Bien qu’elle affirme que la matière est constituée d’atomes indestructibles assemblés en molécules, l’école dite Vaiśeṣika, apparue au premier millénaire avant l’ère chrétienne, relève de la métaphysique davantage que de la physique, laquelle a été négligée par les anciens Indiens. La chimie quant à elle, est, à ses débuts, au service de la thérapeutique. Une branche de la médecine ayurvédique, le rasaśāstra, combine le mercure (rasa) à des métaux tels que l’or, l’argent et le plomb, à des matières animales et à des végétaux, afin de produire des drogues et des médicaments de longue vie. Le terme rasāyana désigne la quête de l’immortalité et, par extension, l’alchimie qui est le moyen d’y parvenir. Marco Polo attribue la longévité exceptionnelle des yogis à leur alimentation saine et frugale, mais aussi à un breuvage à base de mercure : « Car je vous dis qu’ils prennent vif-argent et soufre, et les mêlent ensemble, et en font breuvage avec de l’eau. Puis le boivent, et disent qu’il accroît la vie. Ils font ainsi deux fois chaque mois, et sachez qu’ils usent de ce breuvage dès l’enfance pour vivre plus longtemps, et il n’y a pas d’erreur ; ceux qui vivent aussi longtemps que je vous ai dit usent de ce breuvage de soufre et de vif-argent. » L’éternelle jeunesse (dehavāda) n’est pas le seul objectif, des alchimistes indiens dont les recherches portent également sur la transmutation des métaux (lohavāda).

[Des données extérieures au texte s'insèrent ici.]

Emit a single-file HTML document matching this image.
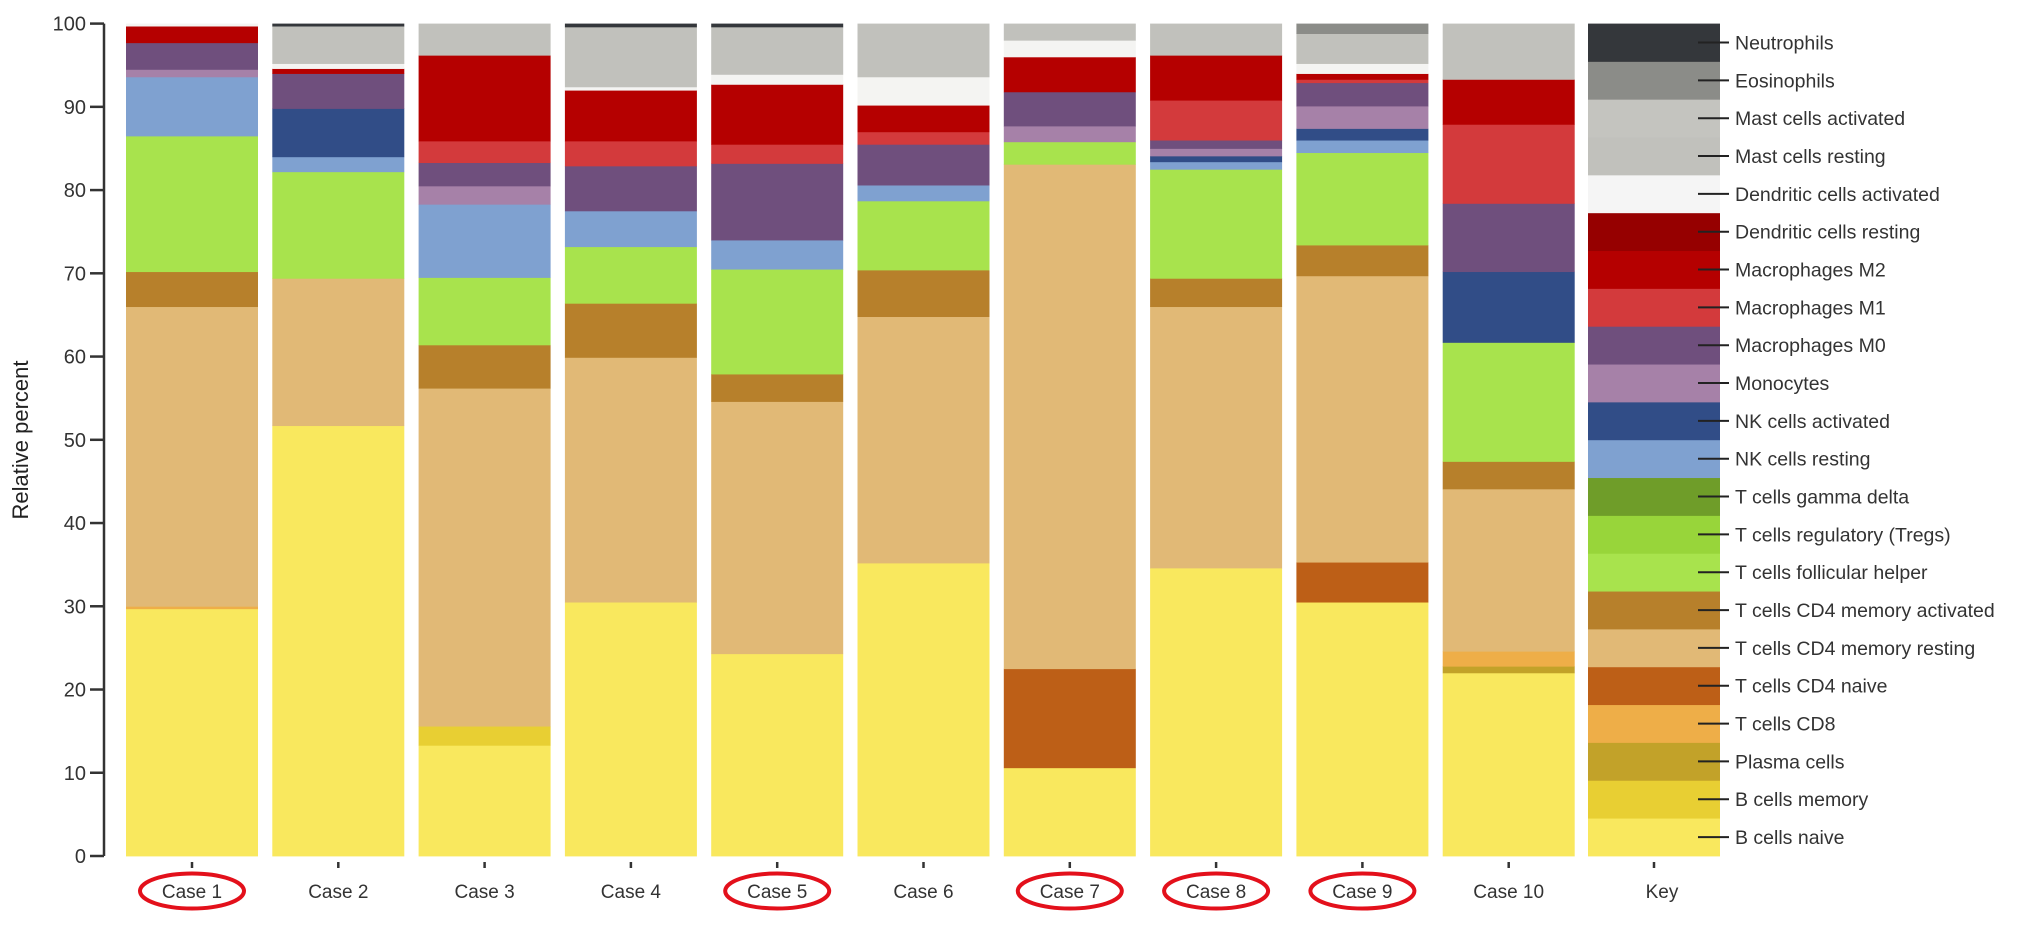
<!DOCTYPE html>
<html><head><meta charset="utf-8"><style>
html,body{margin:0;padding:0;background:#fff;}
svg{display:block;font-family:"Liberation Sans",Arial,sans-serif;}
</style></head><body>
<svg id="chart" width="2031" height="926" viewBox="0 0 2031 926" xmlns="http://www.w3.org/2000/svg"></svg>
<script>
const categories = ["Case 1","Case 2","Case 3","Case 4","Case 5","Case 6","Case 7","Case 8","Case 9","Case 10"];
const highlighted = [true,false,false,false,true,false,true,true,true,false];
const cellTypes = ["B cells naive","B cells memory","Plasma cells","T cells CD8","T cells CD4 naive","T cells CD4 memory resting","T cells CD4 memory activated","T cells follicular helper","T cells regulatory (Tregs)","T cells gamma delta","NK cells resting","NK cells activated","Monocytes","Macrophages M0","Macrophages M1","Macrophages M2","Dendritic cells resting","Dendritic cells activated","Mast cells resting","Mast cells activated","Eosinophils","Neutrophils"];
const cellColors = ["#f9e85e","#e8cf33","#c2a229","#eeae48","#bd5f17","#e1b976","#b7802b","#a8e34d","#98d53a","#6f9d29","#7fa1d0","#314d87","#a681a8","#6f4f7d","#d33a3c","#b50000","#960000","#f4f4f2","#c1c1bc","#c4c4bf","#8b8c88","#34373b"];
// values per case in order of cellTypes (percent)
const case1  = [29.7,0,0,0.3,0,36.0,4.2,16.3,0,0,7.1,0,0.9,3.2,0,2.0,0,0.3,0,0,0,0];
const case2  = [51.7,0,0,0,0,17.7,0,12.8,0,0,1.8,5.8,0,4.2,0,0.6,0,0.6,4.5,0,0,0.3];
const case3  = [13.3,2.3,0,0,0,40.6,5.2,8.1,0,0,8.8,0,2.2,2.8,2.6,10.3,0,0,3.8,0,0,0];
const case4  = [30.5,0,0,0,0,29.4,6.5,6.8,0,0,4.3,0,0,5.4,3.0,6.1,0,0.4,7.2,0,0,0.4];
const case5  = [24.3,0,0,0,0,30.3,3.3,12.6,0,0,3.5,0,0,9.2,2.3,7.2,0,1.2,5.7,0,0,0.4];
const case6  = [35.2,0,0,0,0,29.6,5.6,8.3,0,0,1.9,0,0,4.9,1.5,3.2,0,3.4,6.4,0,0,0];
const case7  = [10.6,0,0,0,11.9,60.6,0,2.7,0,0,0,0,1.9,4.1,0,4.2,0,2.0,2.0,0,0,0];
const case8  = [34.6,0,0,0,0,31.4,3.4,13.1,0,0,0.9,0.7,0.9,1.0,4.8,5.4,0,0,3.8,0,0,0];
const case9  = [30.5,0,0,0,4.8,34.4,3.7,11.1,0,0,1.5,1.4,2.7,2.8,0.4,0.7,0,1.2,3.6,0,1.2,0];
const case10 = [22.0,0,0.8,1.8,0,19.5,3.3,14.3,0,0,0,8.5,0,8.2,9.5,5.4,0,0,6.7,0,0,0];
const seriesValues = [case1,case2,case3,case4,case5,case6,case7,case8,case9,case10];
const yTicks = [0,10,20,30,40,50,60,70,80,90,100];

const NS = "http://www.w3.org/2000/svg";
const svg = document.getElementById("chart");
const y0 = 856, y100 = 23.6;
function yScale(v){ return y0 - (v/100)*(y0-y100); }
const barLeft0 = 126, pitch = 146.3, barW = 132;
function xScale(i){ return barLeft0 + i*pitch; }
function mk(tag, attrs, parent){
  const e = document.createElementNS(NS, tag);
  for (const k in attrs) e.setAttribute(k, attrs[k]);
  (parent||svg).appendChild(e);
  return e;
}

// y axis
const axis = mk("g", {});


mk("line", {x1:104, y1:yScale(100), x2:104, y2:y0, stroke:"#333", "stroke-width":2.5}, axis);
yTicks.forEach(t => {
  const y = yScale(t);
  mk("line", {x1:90, y1:y, x2:104, y2:y, stroke:"#333", "stroke-width":2.5}, axis);
  const tx = mk("text", {x:86, y:y+7, "text-anchor":"end", "font-size":20, fill:"#333"}, axis);
  tx.textContent = t;
  
  
});
const yt = mk("text", {x:0, y:0, transform:"translate(28,440) rotate(-90)", "text-anchor":"middle", "font-size":22, fill:"#222"});
yt.textContent = "Relative percent";



// bars
categories.forEach((cat, i) => {
  const g = mk("g", {});
  
  
  const x = xScale(i);
  let cum = 0;
  seriesValues[i].forEach((v, k) => {
    if (v <= 0) { return; }
    const top = yScale(cum + v), bot = yScale(cum);
    const r = mk("rect", {x:x, y:top, width:barW, height:bot-top+0.4, fill:cellColors[k]}, g);
    
    
    cum += v;
  });
  const cx = x + barW/2;
  mk("line", {x1:cx, y1:862, x2:cx, y2:868, stroke:"#333", "stroke-width":2.5}, g);
  const lbl = mk("text", {x:cx, y:898, "text-anchor":"middle", "font-size":19, fill:"#333"});
  lbl.textContent = cat;
  
  
  if (highlighted[i]) {
    const el = mk("ellipse", {cx:cx, cy:891, rx:52, ry:17.5, fill:"none", stroke:"#e3101b", "stroke-width":4});
    
    
  }
});

// key column
const keyX = 1588;
const key = mk("g", {});


const n = cellTypes.length;
const segH = (y0 - y100)/n;
cellTypes.forEach((name, k) => {
  const idx = n-1-k; // from top
  const top = y100 + idx*segH;
  const r = mk("rect", {x:keyX, y:top, width:barW, height:segH+0.4, fill: name==="Dendritic cells activated" ? "#f5f5f5" : cellColors[k]}, key);
  
  
  const cy = top + segH/2;
  mk("line", {x1:1698, y1:cy, x2:1729, y2:cy, stroke:"#222", "stroke-width":2}, key);
  const t = mk("text", {x:1735, y:cy+7, "font-size":19.5, fill:"#333"}, key);
  t.textContent = name;
  
  
});
const kx = keyX + barW/2;
mk("line", {x1:kx, y1:862, x2:kx, y2:868, stroke:"#333", "stroke-width":2.5});
const kl = mk("text", {x:kx+8, y:898, "text-anchor":"middle", "font-size":19, fill:"#333"});
kl.textContent = "Key";


</script>
</body></html>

Les deux grands médecins des premiers siècles de notre ère, Suśruta et Caraka, se sont illustrés dans la fabrication chimique de médicaments à base de mercure, de métaux précieux et non précieux, de soufre, de pyrite, etc. On leur doit par exemple des onguents à base de mercure contre les maladies cutanées et un « sirop » antidiabétique obtenu par macération de sels de fer avec des végétaux, que la médecine ayurvédique emploie encore de nos jours. Par des procédés chimiques, les anciens Indiens savent également obtenir des lessives caustiques.
Les Indiens ont très tôt acquis la maîtrise du travail des métaux : le wootz est un acier au creuset à forte teneur en carbone, apparu en Inde vers 300 avant notre ère. Très apprécié dans tout l’Orient antique, il est utilisé dans la fabrication des lames de sabre, notamment celles dites de Damas. Le pilier de fer Mehrauli, à Delhi, qui mesure sept mètres de haut et pèse six tonnes, témoigne de la maîtrise des métallurgistes guptas : après mille six cents moussons environ, il n’a subi aucune altération, aucune corrosion. Il contient plus de 99 % de fer, taux que l’Occident n’obtiendra qu’au XIXe siècle. En 2002, le professeur R. Balasubramaniam, de l’Indian Institute of Technology de Kānpur, a découvert l’existence d’un film protecteur formé par catalyse lors de la fonte du fer au charbon de bois, laquelle dégage du phosphore.
Les sciences sont cultivées en Inde depuis des millénaires quand les Européens s’y établissent. Les missionnaires découvrent chez leurs élèves « une aptitude et une ardeur étonnante pour l’étude ». Dans les grands collèges qu’ils fondent aux XIXe et XXe siècles, les jésuites contribuent à réveiller des capacités scientifiques inexploitées depuis le début du second millénaire. Conscient de « l’extraordinaire potentiel indien en mathématiques », le père Racine (1897-1976), qui enseigne au collège Saint-Joseph de Trichinopoly, puis au Loyola College de Madras, forme quelques-uns des plus grands mathématiciens indiens du XXe siècle.